إِنَّمَا أَمْوَالُكُمْ وَأَوْلَادُكُمْ فِتْنَةٌ وَاللَّهُ عِنْدَهُ أَجْرٌ عَظِيمٌ   

Artinya: Sesungguhnya hartamu dan anak-anakmu hanyalah cobaan (bagimu), dan di sisi Allah-lah pahala yang besar (QS. At-Taghabun: 15).   

Mungkin ini pula yang dimaksud anak sebagai amanah atau titipan yang diharus dijaga dengan sebaik-baiknya. Dipenuhi hak-haknya, disayang, dirawat, dididik agar memiliki masa depan yang cerah dan membahagiakan orang tuanya. Ingatlah Allah memiliki balasan yang besar bagi mereka yang menjaga amanat ini. Maka janganlah sia-siakan jiwa dan raga anak, jangan bunuh mereka karena takut miskin. Demikian yang diamanatkan dalam Al-Qur’an.

Dan janganlah kamu membunuh anak-anakmu karena takut kemiskinan. Kamilah yang akan memberi rezki kepada mereka dan juga kepadamu. Sesungguhnya membunuh mereka adalah suatu dosa yang besar (QS Al-Isra’: 31).   

5 dari 5 halaman

4. Anak menjadi Musuh

Keempat, anak menjadi musuh. Hal itu diungkap dalam ayat berikut:

يا أَيُّهَا الَّذِينَ آمَنُوا إِنَّ مِنْ أَزْواجِكُمْ وَأَوْلادِكُمْ عَدُوًّا لَكُمْ فَاحْذَرُوهُمْ وَإِنْ تَعْفُوا وَتَصْفَحُوا وَتَغْفِرُوا فَإِنَّ اللَّهَ غَفُورٌ رَحِيمٌ   

Artinya: Hai orang-orang mukmin, sesungguhnya di antara istri-istrimu dan anak-anakmu ada yang menjadi musuh bagimu maka berhati-hatilah kamu terhadap mereka dan jika kamu memaafkan dan tidak memarahi serta mengampuni (mereka) maka sesungguhnya Allah Maha Pengampun lagi Maha Penyayang (QS At-Taghabun: 14).   

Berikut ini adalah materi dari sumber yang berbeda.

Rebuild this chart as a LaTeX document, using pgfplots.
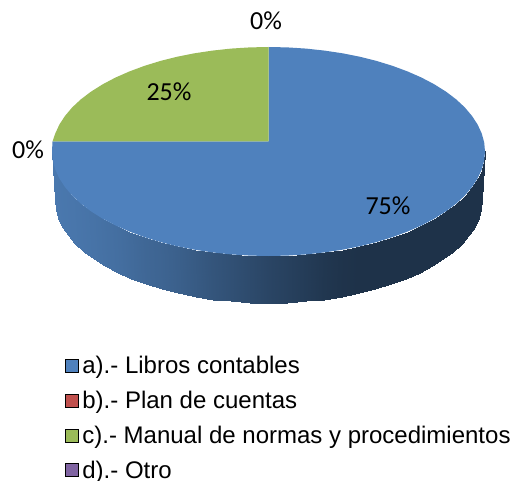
\documentclass[border=0pt]{standalone}
\usepackage{fontspec}
\usepackage{pgfplots}
\pgfplotsset{compat=1.18}
\setmainfont{Liberation Sans}
\newfontfamily\calibri{Carlito}
\definecolor{piea}{RGB}{79,129,189}
\definecolor{pieb}{RGB}{192,80,77}
\definecolor{piec}{RGB}{155,187,89}
\definecolor{pied}{RGB}{128,100,162}
\pgfplotsset{
  swatch/.style={legend image code/.code={\fill[##1] (0pt,-6.5pt) rectangle (13pt,6.5pt);\path (17pt,0pt);}},
}
\tikzset{pct/.style={font=\calibri\fontsize{26}{26}\selectfont,black,inner sep=0pt}}
\begin{document}
\begin{tikzpicture}
\begin{axis}[
  width=511pt, height=481pt, scale only axis,
  xmin=0, xmax=511, ymin=0, ymax=481, y dir=reverse,
  hide axis, clip=false,
  colormap={side}{rgb255=(30,50,73) rgb255=(74,120,174)},
  point meta min=0, point meta max=1,
  legend style={at={(axis cs:65,356)}, anchor=north west, draw=none, fill=none,
    inner sep=0pt, outer sep=0pt, font=\fontsize{24}{24}\selectfont,
    row sep=16pt, nodes={inner sep=0pt, outer sep=0pt}},
  legend cell align=left,
]
% side wall, top edge then bottom edge
\addplot[surf, shader=interp, mesh/rows=2, point meta=explicit, forget plot] table[meta=c] {
x y c
52.0 151.5 1
52.8 160.6 1
55.3 169.6 1
59.4 178.5 .99
65.1 187.2 .98
72.3 195.7 .97
81.0 203.8 .95
91.1 211.4 .93
102.7 218.7 .90
115.4 225.4 .87
129.3 231.5 .82
144.3 237.1 .76
160.2 242.0 .72
177.0 246.2 .66
194.5 249.7 .58
212.5 252.4 .50
230.9 254.4 .43
249.6 255.6 .35
268.5 256.0 .27
287.4 255.6 .21
306.1 254.4 .14
324.5 252.4 .07
342.5 249.7 .02
360.0 246.2 0
376.8 242.0 0
392.7 237.1 0
407.7 231.5 0
421.6 225.4 0
434.3 218.7 0
445.9 211.4 0
456.0 203.8 0
464.7 195.7 0
471.9 187.2 0
477.6 178.5 0
481.7 169.6 0
484.2 160.6 0
485.0 151.5 0
55.0 200.0 1
55.8 209.0 1
58.2 217.9 1
62.3 226.7 .99
67.9 235.2 .98
75.0 243.5 .97
83.6 251.5 .95
93.6 259.1 .93
105.0 266.2 .90
117.5 272.8 .87
131.3 278.9 .82
146.0 284.4 .76
161.7 289.2 .72
178.3 293.3 .66
195.5 296.8 .58
213.2 299.5 .50
231.4 301.4 .43
249.9 302.6 .35
268.5 303.0 .27
287.1 302.6 .21
305.6 301.4 .14
323.8 299.5 .07
341.5 296.8 .02
358.7 293.3 0
375.3 289.2 0
391.0 284.4 0
405.7 278.9 0
419.5 272.8 0
432.0 266.2 0
443.4 259.1 0
453.4 251.5 0
462.0 243.5 0
469.1 235.2 0
474.7 226.7 0
478.8 217.9 0
481.2 209.0 0
482.0 200.0 0
};
% a) 75%
\addplot[fill=piea, draw=none, forget plot] table {
268.5 141.5
268.5 47.0
287.4 47.4
306.1 48.6
324.5 50.6
342.5 53.3
360.0 56.8
376.8 61.0
392.7 65.9
407.7 71.5
421.6 77.6
434.3 84.3
445.9 91.6
456.0 99.2
464.7 107.3
471.9 115.8
477.6 124.5
481.7 133.4
484.2 142.4
485.0 151.5
484.2 160.6
481.7 169.6
477.6 178.5
471.9 187.2
464.7 195.7
456.0 203.8
445.9 211.4
434.3 218.7
421.6 225.4
407.7 231.5
392.7 237.1
376.8 242.0
360.0 246.2
342.5 249.7
324.5 252.4
306.1 254.4
287.4 255.6
268.5 256.0
249.6 255.6
230.9 254.4
212.5 252.4
194.5 249.7
177.0 246.2
160.2 242.0
144.3 237.1
129.3 231.5
115.4 225.4
102.7 218.7
91.1 211.4
81.0 203.8
72.3 195.7
65.1 187.2
59.4 178.5
55.3 169.6
52.8 160.6
52.0 151.5
52.5 141.5
} --cycle;
% c) 25%
\addplot[fill=piec, draw=none, forget plot] table {
268.5 141.5
52.5 141.5
55.3 133.4
59.4 124.5
65.1 115.8
72.3 107.3
81.0 99.2
91.1 91.6
102.7 84.3
115.4 77.6
129.3 71.5
144.3 65.9
160.2 61.0
177.0 56.8
194.5 53.3
212.5 50.6
230.9 48.6
249.6 47.4
268.5 47.0
} --cycle;
\addlegendimage{swatch, fill=piea}
\addlegendentry{a).- Libros contables}
\addlegendimage{swatch, fill=pieb}
\addlegendentry{b).- Plan de cuentas}
\addlegendimage{swatch, fill=piec}
\addlegendentry{c).- Manual de normas y procedimientos}
\addlegendimage{swatch, fill=pied}
\addlegendentry{d).- Otro}
\node[pct] at (axis cs:388,206) {75\%};
\node[pct] at (axis cs:169,92) {25\%};
\node[pct] at (axis cs:266,21) {0\%};
\node[pct] at (axis cs:28,150) {0\%};
\end{axis}
\path (0,0) rectangle (511pt,481pt);
\end{tikzpicture}
\end{document}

Sebagian mufasir menjelaskan, maksud sebagai musuh di sini adalah menjadi pihak yang menghalang-halangi jalan Allah, merintangi jalan ketaatan kepada-Nya. Maka hati-hatilah agar tidak dijerumuskan oleh mereka. Ini pula yang terjadi pada sejumlah sahabat yang ingin berhijrah mengikuti Rasulullah saw, namun dihalang-halangi oleh anak-istri mereka (Tafsir at-Thabari, Terbitan Muassasah ar-Risalah, 1420 H, Cet. Pertama, jilid 23, hal. 423).

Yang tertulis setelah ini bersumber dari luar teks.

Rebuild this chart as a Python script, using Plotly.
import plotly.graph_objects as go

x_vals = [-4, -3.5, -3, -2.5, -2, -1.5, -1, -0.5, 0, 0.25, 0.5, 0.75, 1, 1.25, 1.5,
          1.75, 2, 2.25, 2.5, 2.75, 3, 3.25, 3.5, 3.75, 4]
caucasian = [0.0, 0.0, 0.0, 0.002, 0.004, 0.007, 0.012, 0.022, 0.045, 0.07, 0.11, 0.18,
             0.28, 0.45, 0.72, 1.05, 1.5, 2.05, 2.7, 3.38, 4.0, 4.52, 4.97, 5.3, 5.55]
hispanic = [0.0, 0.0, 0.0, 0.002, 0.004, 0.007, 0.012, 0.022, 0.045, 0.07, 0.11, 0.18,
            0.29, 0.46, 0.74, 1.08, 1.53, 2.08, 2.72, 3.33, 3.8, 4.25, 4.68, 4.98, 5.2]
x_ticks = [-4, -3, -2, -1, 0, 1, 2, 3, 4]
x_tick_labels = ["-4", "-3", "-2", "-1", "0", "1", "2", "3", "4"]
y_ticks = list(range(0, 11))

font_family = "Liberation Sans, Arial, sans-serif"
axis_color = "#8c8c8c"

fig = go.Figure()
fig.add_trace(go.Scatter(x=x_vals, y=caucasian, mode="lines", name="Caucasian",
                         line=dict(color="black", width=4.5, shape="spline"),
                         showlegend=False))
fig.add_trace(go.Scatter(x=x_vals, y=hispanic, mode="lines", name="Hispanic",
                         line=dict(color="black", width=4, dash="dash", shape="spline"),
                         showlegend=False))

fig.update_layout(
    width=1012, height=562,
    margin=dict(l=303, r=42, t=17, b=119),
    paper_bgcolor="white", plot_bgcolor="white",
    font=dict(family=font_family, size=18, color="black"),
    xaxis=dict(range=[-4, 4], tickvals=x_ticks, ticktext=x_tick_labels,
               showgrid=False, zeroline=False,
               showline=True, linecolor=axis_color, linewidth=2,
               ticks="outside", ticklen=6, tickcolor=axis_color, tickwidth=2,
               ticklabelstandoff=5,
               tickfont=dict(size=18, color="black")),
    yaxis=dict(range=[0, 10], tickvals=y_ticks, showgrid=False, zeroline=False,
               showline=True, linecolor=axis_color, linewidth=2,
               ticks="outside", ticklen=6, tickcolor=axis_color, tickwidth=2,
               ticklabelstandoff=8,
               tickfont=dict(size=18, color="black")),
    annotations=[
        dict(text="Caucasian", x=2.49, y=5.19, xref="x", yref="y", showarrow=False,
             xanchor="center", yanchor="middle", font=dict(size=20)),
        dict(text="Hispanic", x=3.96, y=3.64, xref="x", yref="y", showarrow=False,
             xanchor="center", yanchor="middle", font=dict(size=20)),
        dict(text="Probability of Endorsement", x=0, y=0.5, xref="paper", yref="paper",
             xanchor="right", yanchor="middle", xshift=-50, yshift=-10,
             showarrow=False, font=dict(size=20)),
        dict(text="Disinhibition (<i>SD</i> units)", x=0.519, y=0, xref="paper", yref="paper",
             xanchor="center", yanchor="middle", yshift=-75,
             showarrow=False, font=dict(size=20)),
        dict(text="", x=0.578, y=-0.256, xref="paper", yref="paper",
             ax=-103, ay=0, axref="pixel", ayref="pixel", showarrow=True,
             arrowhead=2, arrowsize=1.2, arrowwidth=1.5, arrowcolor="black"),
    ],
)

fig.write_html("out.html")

Namun, mufasir lain mengemukakan, maksud sebagai musuh di sini adalah musuh seperti yang terjadi pada hari kiamat, di mana antara orang tua dan anak, antara seseorang dengan kerabatnya tidak hanya dipisahkan, tetapi juga bermusuhan, bahkan saling gugat dan menyudutkan, akibat hak masing-masing tidak dipenuhi, kezaliman di antara mereka sewaktu di dunia, dan seterusnya. 

Hal itu berdasarkan ayat lain yang menyatakan: Karib kerabat dan anak-anakmu sekali-sekali tidak bermanfaat bagimu pada hari Kiamat. Dia akan memisahkan antara kamu. Dan Allah Maha Melihat apa yang kamu kerjakan (QS. Al-Mumtahanah: 3).   

Demikian empat tipikal anak yang disebutkan dalam Al-Qur’an. Keempat tersebut merupakan gambaran bagaimana kita mendidik anak-anak tersebut sejak kecil. Jika mendidiknya secara baik, maka akan melahirkan karakter yang baik. Sebaliknya, jika mendidik dengan cara yang salah, maka akan melahirkan karakter yang buruk. 

Semoga kita semua senantiasa dikaruniai keturunan yang saleh dan salehah, sehingga bisa menjadikan perhiasan bagi kita, baik di dunia maupun di akhirat kelak.